▶ [WHAT IS NEEDED]:
Return, exactly as written, the lines from the one containing "Output the LaTeX" through the one containing "east) -- ([xshift=-13pt]modstart);", with both ends included.

--------------------------------

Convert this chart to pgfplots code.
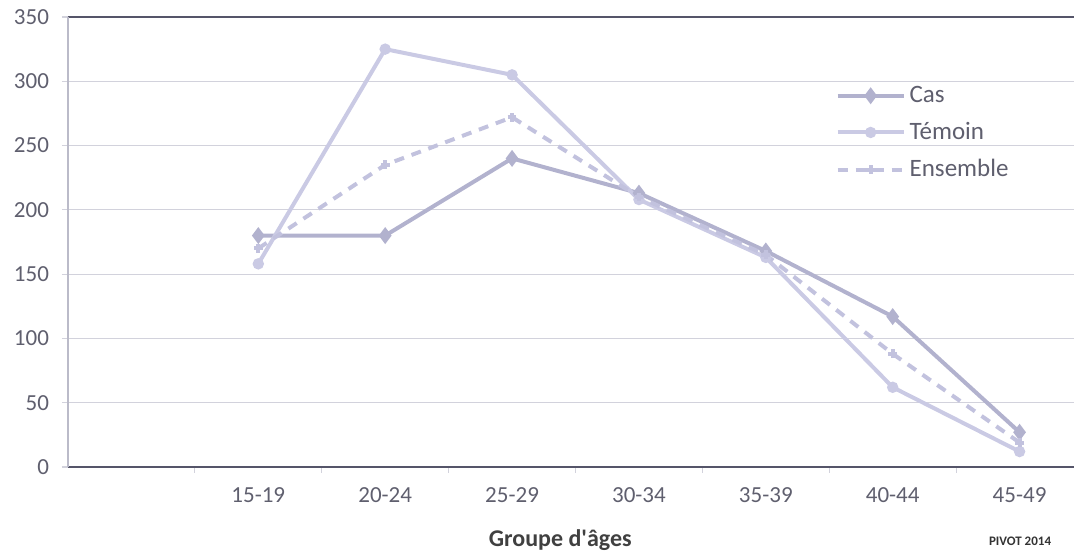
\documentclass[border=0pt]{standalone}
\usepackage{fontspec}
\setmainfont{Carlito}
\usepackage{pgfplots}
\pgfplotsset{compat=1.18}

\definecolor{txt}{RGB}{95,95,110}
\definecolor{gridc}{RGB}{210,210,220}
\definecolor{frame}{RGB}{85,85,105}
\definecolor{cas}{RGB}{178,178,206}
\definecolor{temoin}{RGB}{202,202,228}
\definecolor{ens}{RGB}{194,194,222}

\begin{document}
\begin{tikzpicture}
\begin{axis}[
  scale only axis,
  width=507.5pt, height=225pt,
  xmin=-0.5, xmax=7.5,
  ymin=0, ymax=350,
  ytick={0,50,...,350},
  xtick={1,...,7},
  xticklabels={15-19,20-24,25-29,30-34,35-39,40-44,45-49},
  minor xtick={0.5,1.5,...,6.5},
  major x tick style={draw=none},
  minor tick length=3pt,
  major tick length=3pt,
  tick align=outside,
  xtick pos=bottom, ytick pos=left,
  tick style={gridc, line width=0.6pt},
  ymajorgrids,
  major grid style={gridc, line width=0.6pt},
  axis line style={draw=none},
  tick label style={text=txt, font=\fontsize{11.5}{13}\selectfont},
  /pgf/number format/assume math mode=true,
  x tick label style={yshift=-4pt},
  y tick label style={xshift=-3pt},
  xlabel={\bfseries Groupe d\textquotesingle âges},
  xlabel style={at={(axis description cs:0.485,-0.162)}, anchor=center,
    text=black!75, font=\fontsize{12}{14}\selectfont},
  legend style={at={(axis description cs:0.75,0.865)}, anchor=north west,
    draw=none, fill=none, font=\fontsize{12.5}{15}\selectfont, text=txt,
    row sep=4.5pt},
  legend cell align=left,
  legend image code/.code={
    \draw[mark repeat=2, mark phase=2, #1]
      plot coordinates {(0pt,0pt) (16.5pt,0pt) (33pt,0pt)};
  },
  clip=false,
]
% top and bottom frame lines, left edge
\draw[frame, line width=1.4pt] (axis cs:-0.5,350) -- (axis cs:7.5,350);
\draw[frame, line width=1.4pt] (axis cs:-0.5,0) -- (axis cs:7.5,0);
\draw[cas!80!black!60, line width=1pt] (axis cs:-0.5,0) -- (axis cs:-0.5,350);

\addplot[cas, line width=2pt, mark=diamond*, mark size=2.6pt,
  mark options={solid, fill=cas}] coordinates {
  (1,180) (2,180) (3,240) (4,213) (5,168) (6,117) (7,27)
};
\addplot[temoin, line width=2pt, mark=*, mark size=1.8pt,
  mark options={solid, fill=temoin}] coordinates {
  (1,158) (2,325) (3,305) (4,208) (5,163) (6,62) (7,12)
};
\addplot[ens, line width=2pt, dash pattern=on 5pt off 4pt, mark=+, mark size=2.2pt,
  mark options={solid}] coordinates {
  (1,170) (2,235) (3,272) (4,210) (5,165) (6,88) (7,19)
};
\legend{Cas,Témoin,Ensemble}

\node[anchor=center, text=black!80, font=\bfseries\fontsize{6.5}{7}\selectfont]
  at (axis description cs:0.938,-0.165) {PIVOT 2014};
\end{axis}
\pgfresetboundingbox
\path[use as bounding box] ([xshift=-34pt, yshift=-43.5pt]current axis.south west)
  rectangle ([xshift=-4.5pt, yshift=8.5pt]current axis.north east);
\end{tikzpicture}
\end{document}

--------------------------------

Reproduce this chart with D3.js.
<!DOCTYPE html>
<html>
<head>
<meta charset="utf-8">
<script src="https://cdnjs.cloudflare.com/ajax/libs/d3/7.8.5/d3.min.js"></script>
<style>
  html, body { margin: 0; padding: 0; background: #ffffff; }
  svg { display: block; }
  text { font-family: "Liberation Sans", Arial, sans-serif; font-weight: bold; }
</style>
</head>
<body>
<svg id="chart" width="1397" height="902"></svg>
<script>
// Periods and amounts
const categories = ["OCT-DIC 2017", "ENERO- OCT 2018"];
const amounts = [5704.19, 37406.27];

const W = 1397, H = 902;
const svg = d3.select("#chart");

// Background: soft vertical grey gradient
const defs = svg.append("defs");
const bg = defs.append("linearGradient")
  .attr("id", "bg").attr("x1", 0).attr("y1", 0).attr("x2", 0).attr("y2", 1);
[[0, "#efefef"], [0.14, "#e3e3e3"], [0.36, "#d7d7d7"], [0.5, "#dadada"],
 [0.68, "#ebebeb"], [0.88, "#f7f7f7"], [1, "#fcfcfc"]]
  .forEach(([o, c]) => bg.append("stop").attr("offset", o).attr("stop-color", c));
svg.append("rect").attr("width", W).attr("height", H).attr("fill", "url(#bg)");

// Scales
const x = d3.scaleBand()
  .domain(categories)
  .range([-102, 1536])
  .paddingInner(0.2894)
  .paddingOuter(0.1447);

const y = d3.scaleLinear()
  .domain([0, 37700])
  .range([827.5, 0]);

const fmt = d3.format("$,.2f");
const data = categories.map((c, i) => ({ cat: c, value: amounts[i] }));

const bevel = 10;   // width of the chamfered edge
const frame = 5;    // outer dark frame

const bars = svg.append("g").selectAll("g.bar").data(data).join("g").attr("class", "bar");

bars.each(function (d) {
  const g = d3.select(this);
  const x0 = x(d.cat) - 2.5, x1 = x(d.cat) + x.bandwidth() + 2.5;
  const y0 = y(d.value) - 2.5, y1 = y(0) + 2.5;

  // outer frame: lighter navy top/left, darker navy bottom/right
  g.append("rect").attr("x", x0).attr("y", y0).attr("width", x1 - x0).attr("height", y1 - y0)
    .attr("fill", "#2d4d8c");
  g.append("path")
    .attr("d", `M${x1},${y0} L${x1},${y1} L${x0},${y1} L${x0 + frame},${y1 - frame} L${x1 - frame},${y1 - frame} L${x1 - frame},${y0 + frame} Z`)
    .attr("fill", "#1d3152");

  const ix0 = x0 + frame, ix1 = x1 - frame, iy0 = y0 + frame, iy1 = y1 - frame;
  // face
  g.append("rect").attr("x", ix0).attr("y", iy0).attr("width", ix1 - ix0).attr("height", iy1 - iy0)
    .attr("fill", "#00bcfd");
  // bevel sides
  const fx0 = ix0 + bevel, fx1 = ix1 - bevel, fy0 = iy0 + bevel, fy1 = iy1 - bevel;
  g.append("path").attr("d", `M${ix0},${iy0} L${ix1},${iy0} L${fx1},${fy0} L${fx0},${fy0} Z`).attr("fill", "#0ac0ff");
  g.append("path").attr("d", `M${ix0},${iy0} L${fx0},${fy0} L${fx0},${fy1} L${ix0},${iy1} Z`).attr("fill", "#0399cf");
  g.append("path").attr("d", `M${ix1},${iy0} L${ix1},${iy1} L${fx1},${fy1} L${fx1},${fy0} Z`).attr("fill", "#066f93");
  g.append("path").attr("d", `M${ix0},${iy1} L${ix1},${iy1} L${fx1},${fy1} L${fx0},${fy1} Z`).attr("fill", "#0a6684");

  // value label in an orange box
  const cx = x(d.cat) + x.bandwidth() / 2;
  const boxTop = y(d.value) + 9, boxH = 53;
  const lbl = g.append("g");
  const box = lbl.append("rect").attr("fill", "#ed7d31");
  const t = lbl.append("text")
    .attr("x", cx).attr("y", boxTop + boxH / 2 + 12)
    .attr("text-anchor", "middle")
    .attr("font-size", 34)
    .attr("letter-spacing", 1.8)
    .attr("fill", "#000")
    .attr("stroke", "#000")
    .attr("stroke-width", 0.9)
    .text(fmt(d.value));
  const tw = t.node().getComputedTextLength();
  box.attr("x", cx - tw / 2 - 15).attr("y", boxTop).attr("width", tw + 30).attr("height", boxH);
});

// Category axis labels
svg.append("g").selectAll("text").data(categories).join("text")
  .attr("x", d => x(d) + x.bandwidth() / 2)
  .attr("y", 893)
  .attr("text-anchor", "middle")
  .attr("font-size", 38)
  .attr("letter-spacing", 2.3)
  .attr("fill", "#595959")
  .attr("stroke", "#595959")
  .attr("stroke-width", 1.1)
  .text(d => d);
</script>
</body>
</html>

--------------------------------

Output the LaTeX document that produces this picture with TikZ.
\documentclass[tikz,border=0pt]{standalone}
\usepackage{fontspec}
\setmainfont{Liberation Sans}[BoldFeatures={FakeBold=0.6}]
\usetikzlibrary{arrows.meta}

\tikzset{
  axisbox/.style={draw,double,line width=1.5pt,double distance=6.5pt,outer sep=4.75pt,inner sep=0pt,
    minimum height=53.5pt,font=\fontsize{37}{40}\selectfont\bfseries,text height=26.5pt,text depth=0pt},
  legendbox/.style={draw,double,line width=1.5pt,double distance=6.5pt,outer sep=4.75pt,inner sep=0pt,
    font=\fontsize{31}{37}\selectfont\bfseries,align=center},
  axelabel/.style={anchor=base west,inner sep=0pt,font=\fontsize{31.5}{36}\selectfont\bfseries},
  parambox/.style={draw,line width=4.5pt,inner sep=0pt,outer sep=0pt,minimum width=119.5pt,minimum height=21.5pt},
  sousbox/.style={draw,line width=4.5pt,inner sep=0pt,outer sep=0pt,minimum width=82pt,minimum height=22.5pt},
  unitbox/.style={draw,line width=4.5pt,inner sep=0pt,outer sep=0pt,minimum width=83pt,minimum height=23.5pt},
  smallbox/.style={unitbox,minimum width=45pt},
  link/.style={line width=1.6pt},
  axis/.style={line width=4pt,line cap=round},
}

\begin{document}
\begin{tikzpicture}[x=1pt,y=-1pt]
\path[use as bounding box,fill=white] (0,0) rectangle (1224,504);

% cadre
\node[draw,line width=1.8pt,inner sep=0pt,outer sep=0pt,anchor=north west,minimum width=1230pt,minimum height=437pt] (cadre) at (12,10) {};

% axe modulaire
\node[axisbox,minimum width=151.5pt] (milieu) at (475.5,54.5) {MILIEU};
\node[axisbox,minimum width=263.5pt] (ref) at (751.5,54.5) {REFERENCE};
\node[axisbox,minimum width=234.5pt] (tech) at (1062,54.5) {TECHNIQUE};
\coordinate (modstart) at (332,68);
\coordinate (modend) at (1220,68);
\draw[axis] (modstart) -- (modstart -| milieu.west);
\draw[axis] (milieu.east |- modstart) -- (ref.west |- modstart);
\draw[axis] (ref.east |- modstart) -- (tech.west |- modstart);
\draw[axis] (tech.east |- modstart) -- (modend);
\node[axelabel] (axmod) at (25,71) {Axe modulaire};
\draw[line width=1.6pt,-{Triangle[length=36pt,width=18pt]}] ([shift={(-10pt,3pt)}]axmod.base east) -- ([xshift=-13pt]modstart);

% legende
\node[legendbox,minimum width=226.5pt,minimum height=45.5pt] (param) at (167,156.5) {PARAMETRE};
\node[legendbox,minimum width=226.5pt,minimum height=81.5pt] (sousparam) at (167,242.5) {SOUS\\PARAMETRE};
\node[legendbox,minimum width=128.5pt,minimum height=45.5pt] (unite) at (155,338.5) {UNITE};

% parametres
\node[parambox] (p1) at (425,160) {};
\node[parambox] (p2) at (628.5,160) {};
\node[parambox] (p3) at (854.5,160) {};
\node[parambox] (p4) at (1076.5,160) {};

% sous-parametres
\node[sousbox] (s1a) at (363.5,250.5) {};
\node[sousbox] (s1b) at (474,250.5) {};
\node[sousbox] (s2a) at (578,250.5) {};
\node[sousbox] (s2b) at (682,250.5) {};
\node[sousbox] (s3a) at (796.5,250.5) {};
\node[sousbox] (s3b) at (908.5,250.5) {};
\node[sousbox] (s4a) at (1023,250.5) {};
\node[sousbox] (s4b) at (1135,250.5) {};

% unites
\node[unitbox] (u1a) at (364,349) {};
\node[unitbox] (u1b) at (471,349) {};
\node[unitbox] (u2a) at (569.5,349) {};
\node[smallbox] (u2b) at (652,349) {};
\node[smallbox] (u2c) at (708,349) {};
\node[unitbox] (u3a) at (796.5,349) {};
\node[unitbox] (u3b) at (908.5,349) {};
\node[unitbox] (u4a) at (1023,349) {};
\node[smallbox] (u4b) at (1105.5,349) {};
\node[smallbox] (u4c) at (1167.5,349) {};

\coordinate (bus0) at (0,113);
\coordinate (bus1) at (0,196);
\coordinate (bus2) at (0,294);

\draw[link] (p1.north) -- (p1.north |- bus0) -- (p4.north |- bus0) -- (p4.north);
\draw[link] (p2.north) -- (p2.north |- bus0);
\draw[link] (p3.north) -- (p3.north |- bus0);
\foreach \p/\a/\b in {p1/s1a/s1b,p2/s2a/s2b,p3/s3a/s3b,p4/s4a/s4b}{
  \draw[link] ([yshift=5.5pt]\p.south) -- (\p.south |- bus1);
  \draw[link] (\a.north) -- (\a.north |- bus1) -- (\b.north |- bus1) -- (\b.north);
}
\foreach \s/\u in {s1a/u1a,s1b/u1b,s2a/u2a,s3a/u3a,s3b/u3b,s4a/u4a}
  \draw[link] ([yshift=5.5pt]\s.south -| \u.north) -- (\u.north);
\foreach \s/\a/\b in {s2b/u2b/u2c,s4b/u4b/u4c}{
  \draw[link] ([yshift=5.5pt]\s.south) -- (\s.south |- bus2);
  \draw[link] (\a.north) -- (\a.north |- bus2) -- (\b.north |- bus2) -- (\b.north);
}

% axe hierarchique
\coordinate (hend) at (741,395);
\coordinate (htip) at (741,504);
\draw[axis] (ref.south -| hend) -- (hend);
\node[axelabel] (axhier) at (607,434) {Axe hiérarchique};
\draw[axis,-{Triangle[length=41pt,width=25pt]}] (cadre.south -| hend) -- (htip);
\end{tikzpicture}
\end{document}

--------------------------------

▶ [SOLUTION TO THIS TASK]:
Output the LaTeX document that produces this picture with TikZ.
\documentclass[tikz,border=0pt]{standalone}
\usepackage{fontspec}
\setmainfont{Liberation Sans}[BoldFeatures={FakeBold=0.6}]
\usetikzlibrary{arrows.meta}

\tikzset{
  axisbox/.style={draw,double,line width=1.5pt,double distance=6.5pt,outer sep=4.75pt,inner sep=0pt,
    minimum height=53.5pt,font=\fontsize{37}{40}\selectfont\bfseries,text height=26.5pt,text depth=0pt},
  legendbox/.style={draw,double,line width=1.5pt,double distance=6.5pt,outer sep=4.75pt,inner sep=0pt,
    font=\fontsize{31}{37}\selectfont\bfseries,align=center},
  axelabel/.style={anchor=base west,inner sep=0pt,font=\fontsize{31.5}{36}\selectfont\bfseries},
  parambox/.style={draw,line width=4.5pt,inner sep=0pt,outer sep=0pt,minimum width=119.5pt,minimum height=21.5pt},
  sousbox/.style={draw,line width=4.5pt,inner sep=0pt,outer sep=0pt,minimum width=82pt,minimum height=22.5pt},
  unitbox/.style={draw,line width=4.5pt,inner sep=0pt,outer sep=0pt,minimum width=83pt,minimum height=23.5pt},
  smallbox/.style={unitbox,minimum width=45pt},
  link/.style={line width=1.6pt},
  axis/.style={line width=4pt,line cap=round},
}

\begin{document}
\begin{tikzpicture}[x=1pt,y=-1pt]
\path[use as bounding box,fill=white] (0,0) rectangle (1224,504);

% cadre
\node[draw,line width=1.8pt,inner sep=0pt,outer sep=0pt,anchor=north west,minimum width=1230pt,minimum height=437pt] (cadre) at (12,10) {};

% axe modulaire
\node[axisbox,minimum width=151.5pt] (milieu) at (475.5,54.5) {MILIEU};
\node[axisbox,minimum width=263.5pt] (ref) at (751.5,54.5) {REFERENCE};
\node[axisbox,minimum width=234.5pt] (tech) at (1062,54.5) {TECHNIQUE};
\coordinate (modstart) at (332,68);
\coordinate (modend) at (1220,68);
\draw[axis] (modstart) -- (modstart -| milieu.west);
\draw[axis] (milieu.east |- modstart) -- (ref.west |- modstart);
\draw[axis] (ref.east |- modstart) -- (tech.west |- modstart);
\draw[axis] (tech.east |- modstart) -- (modend);
\node[axelabel] (axmod) at (25,71) {Axe modulaire};
\draw[line width=1.6pt,-{Triangle[length=36pt,width=18pt]}] ([shift={(-10pt,3pt)}]axmod.base east) -- ([xshift=-13pt]modstart);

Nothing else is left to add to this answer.